## To be done:
Repeat everything from the first line of the listing below through the line that contains "x_ticks = [10, 15, 20]", exactly. Leave out pictures.

## Material:
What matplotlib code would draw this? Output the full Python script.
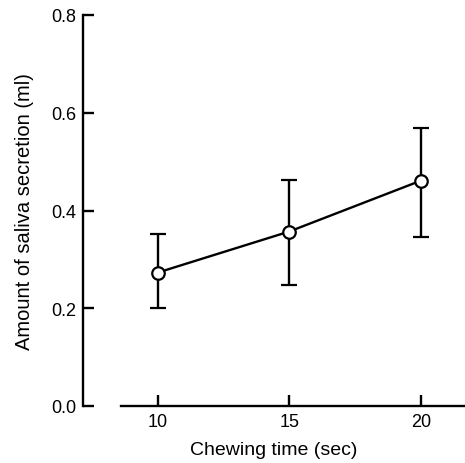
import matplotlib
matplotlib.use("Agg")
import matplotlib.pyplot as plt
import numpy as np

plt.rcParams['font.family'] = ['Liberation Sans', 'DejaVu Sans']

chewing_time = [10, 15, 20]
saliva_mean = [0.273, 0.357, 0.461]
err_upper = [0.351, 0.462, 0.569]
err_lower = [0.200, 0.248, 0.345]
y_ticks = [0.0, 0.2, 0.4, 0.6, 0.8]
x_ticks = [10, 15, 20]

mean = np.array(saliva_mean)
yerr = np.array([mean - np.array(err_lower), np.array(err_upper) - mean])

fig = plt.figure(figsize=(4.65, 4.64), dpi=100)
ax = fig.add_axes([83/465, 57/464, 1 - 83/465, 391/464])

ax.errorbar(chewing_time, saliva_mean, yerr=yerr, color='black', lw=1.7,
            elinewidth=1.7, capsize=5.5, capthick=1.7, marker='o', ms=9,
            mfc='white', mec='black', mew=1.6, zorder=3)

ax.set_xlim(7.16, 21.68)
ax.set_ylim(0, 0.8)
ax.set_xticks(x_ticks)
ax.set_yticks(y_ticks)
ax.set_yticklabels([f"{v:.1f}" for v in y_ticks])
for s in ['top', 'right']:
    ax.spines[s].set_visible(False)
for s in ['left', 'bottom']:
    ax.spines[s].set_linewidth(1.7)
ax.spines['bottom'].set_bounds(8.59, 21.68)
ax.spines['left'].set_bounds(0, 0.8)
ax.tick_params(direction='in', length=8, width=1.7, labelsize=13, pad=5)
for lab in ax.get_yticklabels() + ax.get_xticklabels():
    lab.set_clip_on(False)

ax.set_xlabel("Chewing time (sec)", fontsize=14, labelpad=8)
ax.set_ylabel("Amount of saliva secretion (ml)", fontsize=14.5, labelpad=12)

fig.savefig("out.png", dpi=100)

## Worked answer:
What matplotlib code would draw this? Output the full Python script.
import matplotlib
matplotlib.use("Agg")
import matplotlib.pyplot as plt
import numpy as np

plt.rcParams['font.family'] = ['Liberation Sans', 'DejaVu Sans']

chewing_time = [10, 15, 20]
saliva_mean = [0.273, 0.357, 0.461]
err_upper = [0.351, 0.462, 0.569]
err_lower = [0.200, 0.248, 0.345]
y_ticks = [0.0, 0.2, 0.4, 0.6, 0.8]
x_ticks = [10, 15, 20]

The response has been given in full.